Wells Fargo Bank, U.S. Bank, Capital One and Truist Bank acted as syndication agents for the revolving facility. The Huntington National Bank, Bank of America, Regions Bank, TD Bank and Mizuho acted as documentation agents for the revolving facility. Wells Fargo Securities, PNC Capital Markets, U.S. Bank National Association, Capital One and Truist Securities acted as joint lead arrangers for the revolving facility. Wells Fargo Securities, PNC Capital Markets and U.S. Bank National Association acted as joint bookrunners for the revolving facility.
Capital One, Truist Bank and The Huntington National Bank acted as syndication agents for the new term loan. PNC Capital Markets, Capital One, Truist Securities and The Huntington National Bank acted as joint lead arrangers for the new term loan. PNC Capital Markets acted as sole bookrunner for the new term loan.

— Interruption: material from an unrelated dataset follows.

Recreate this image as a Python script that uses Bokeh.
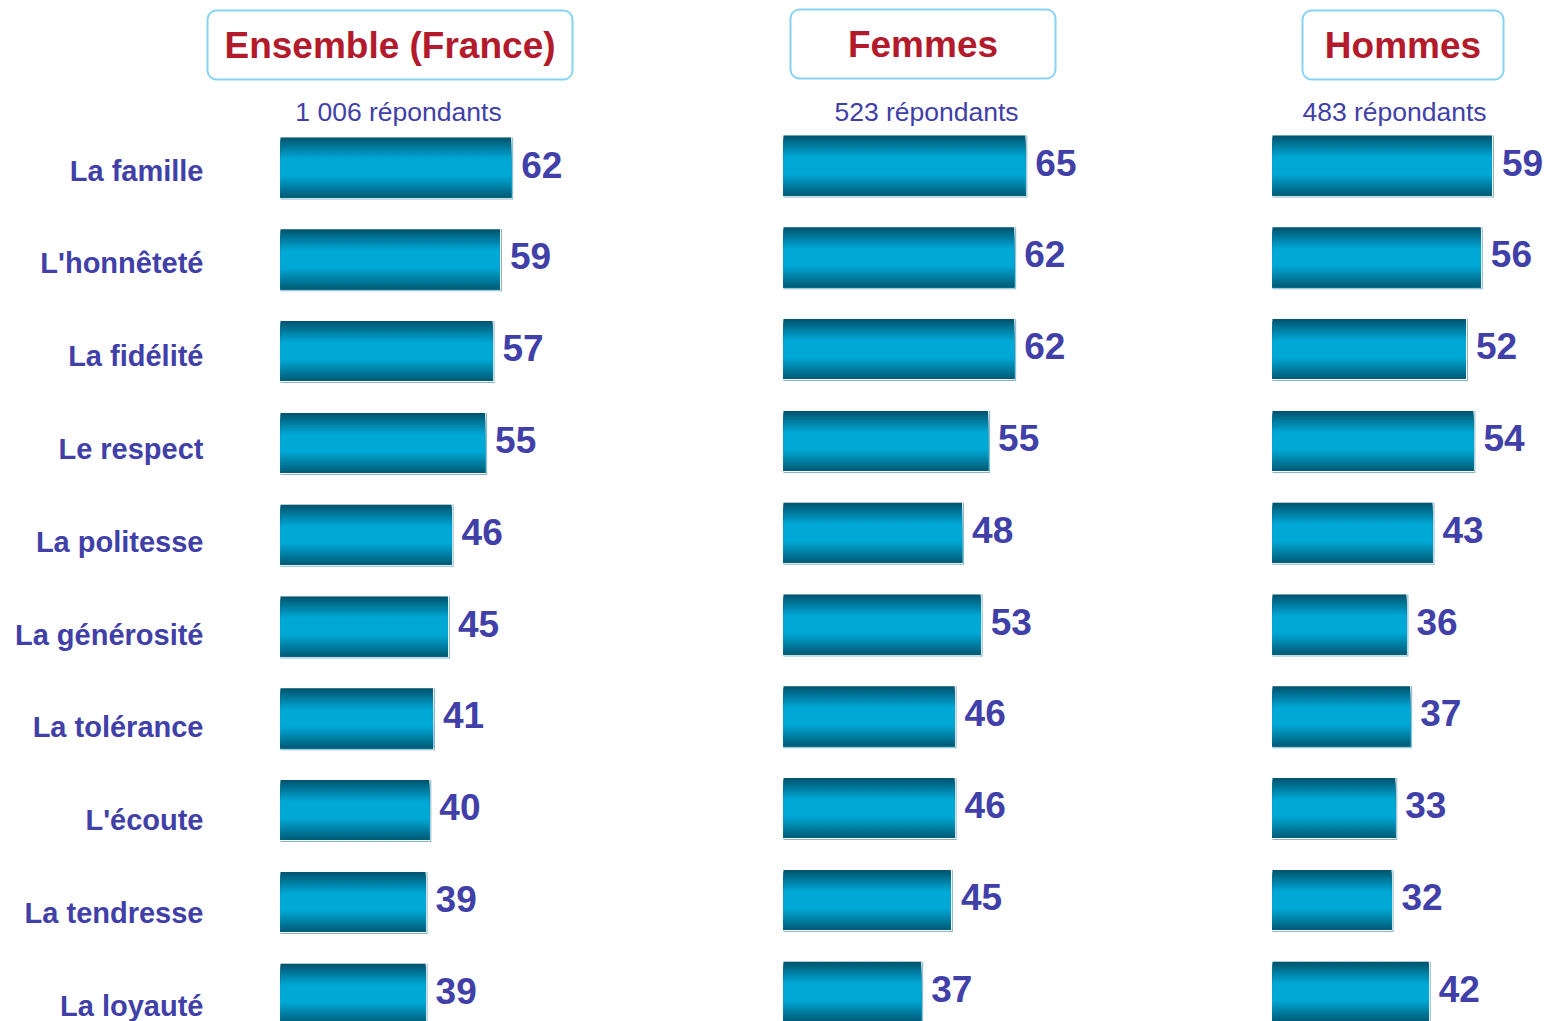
from bokeh.plotting import figure
from bokeh.models import Range1d, ColumnDataSource, BoxAnnotation
from bokeh.core.properties import value
from bokeh.embed import file_html
from bokeh.resources import INLINE

# ---------------- data ----------------
categories = ["La famille", "L'honnêteté", "La fidélité", "Le respect", "La politesse",
              "La générosité", "La tolérance", "L'écoute", "La tendresse", "La loyauté"]
ensemble = [62, 59, 57, 55, 46, 45, 41, 40, 39, 39]
femmes = [65, 62, 62, 55, 48, 53, 46, 46, 45, 37]
hommes = [59, 56, 52, 54, 43, 36, 37, 33, 32, 42]
panel_titles = ["Ensemble (France)", "Femmes", "Hommes"]
panel_subtitles = ["1 006 répondants", "523 répondants", "483 répondants"]

# ---------------- layout constants (pixels) ----------------
W, H = 1550, 1021
PX = 3.72          # px per percentage point
ROW = 91.8         # px per row
X0 = 280           # page x of first panel bar start
Y0 = 167           # page y of first row centre
panel_start_px = [280, 783, 1272]
panel_shift_px = [0, -2, -2]
box_px = [(207, 572, 10, 79), (790, 1055, 9, 78), (1302, 1503, 10, 79)]
sub_center_px = [398, 926, 1394]


def X(px):
    return (px - X0) / PX


def Y(py):
    return (py - Y0) / ROW


NAVY = "#4040a8"
RED = "#b31a2b"
FONT = "Liberation Sans"
BAR_H = 60 / ROW

p = figure(width=W, height=H, output_backend="svg", toolbar_location=None,
           x_range=Range1d(X(0), X(W)), y_range=Range1d(Y(H), Y(0)),
           min_border=0, outline_line_color=None)
p.axis.visible = False
p.grid.visible = False

# gradient helper
stops = [(0.0, (0, 82, 108)), (0.36, (0, 168, 214)), (0.64, (0, 168, 214)), (1.0, (0, 90, 116))]


def grad(t):
    for (t0, c0), (t1, c1) in zip(stops[:-1], stops[1:]):
        if t0 <= t <= t1:
            f = (t - t0) / (t1 - t0) if t1 > t0 else 0
            return "#%02x%02x%02x" % tuple(int(round(a + (b - a) * f)) for a, b in zip(c0, c1))
    return "#%02x%02x%02x" % stops[-1][1]


N = 30
series = [ensemble, femmes, hommes]
for pi, vals in enumerate(series):
    off = X(panel_start_px[pi])
    dy = panel_shift_px[pi] / ROW
    rows = [i + dy for i in range(len(categories))]
    # outline shadow
    p.hbar(y=[r + 1 / ROW for r in rows], left=off, right=[off + v + 2 / PX for v in vals],
           height=BAR_H + 2 / ROW, fill_color="#86b6c6", line_color=None)
    p.hbar(y=[r + 0.5 / ROW for r in rows], left=off, right=[off + v + 1 / PX for v in vals],
           height=BAR_H + 1 / ROW, fill_color="white", line_color=None)
    # gradient: each stripe spans from its top to the bar bottom, later ones overpaint
    tops, bottoms, rights, cols = [], [], [], []
    for r, v in zip(rows, vals):
        for k in range(N):
            t = (k + 0.5) / N
            tops.append(r - BAR_H / 2 + k * BAR_H / N)
            bottoms.append(r + BAR_H / 2)
            rights.append(off + v)
            cols.append(grad(t))
    src = ColumnDataSource(dict(top=tops, bottom=bottoms, right=rights, c=cols))
    p.quad(top="top", bottom="bottom", left=off, right="right", fill_color="c",
           line_color=None, source=src)
    # value labels
    p.text(x=[off + v for v in vals], y=rows, text=[str(v) for v in vals],
           x_offset=10, y_offset=-3, text_align="left", text_baseline="middle",
           text_font=value(FONT), text_font_style="bold", text_font_size="37px",
           text_color=NAVY)

# row labels (slightly wider spacing than the bars in the original)
lab_src = ColumnDataSource(dict(y=list(range(len(categories))), text=categories,
                                dy=[3 + 1.0 * i for i in range(len(categories))]))
p.text(x=0, y="y", text="text", source=lab_src, x_offset=-77, y_offset="dy",
       text_align="right", text_baseline="middle", text_font=value(FONT),
       text_font_style="bold", text_font_size="29px", text_color=NAVY)

# title boxes
for (l, r, t, b), title, sub, sc in zip(box_px, panel_titles, panel_subtitles, sub_center_px):
    p.add_layout(BoxAnnotation(left=X(l), right=X(r), top=Y(t), bottom=Y(b),
                               fill_color="white", fill_alpha=1.0, line_color="#86d3f3",
                               line_alpha=1.0, line_width=2, border_radius=9,
                               level="underlay"))
    p.text(x=[X((l + r) / 2)], y=[Y((t + b) / 2)], text=[title], text_align="center",
           text_baseline="middle", text_font=value(FONT), text_font_style="bold",
           text_font_size="37px", text_color=RED)
    p.text(x=[X(sc)], y=[Y(111)], text=[sub], text_align="center", text_baseline="middle",
           text_font=value(FONT), text_font_size="26.5px", text_color=NAVY)

open("out.html", "w").write(file_html(p, INLINE))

Bank of America, Regions Bank and TD Bank acted as syndication agents for the amended term loan. Wells Fargo Securities, BOFA Securities, Regions Capital Markets and TD Bank acted as joint lead arrangers for the amended term loan. Wells Fargo Securities acted as the sole Bookrunner for the amended term loan.
Cooley acted as counsel to the company and Alston & Bird acted as counsel to the administrative agents.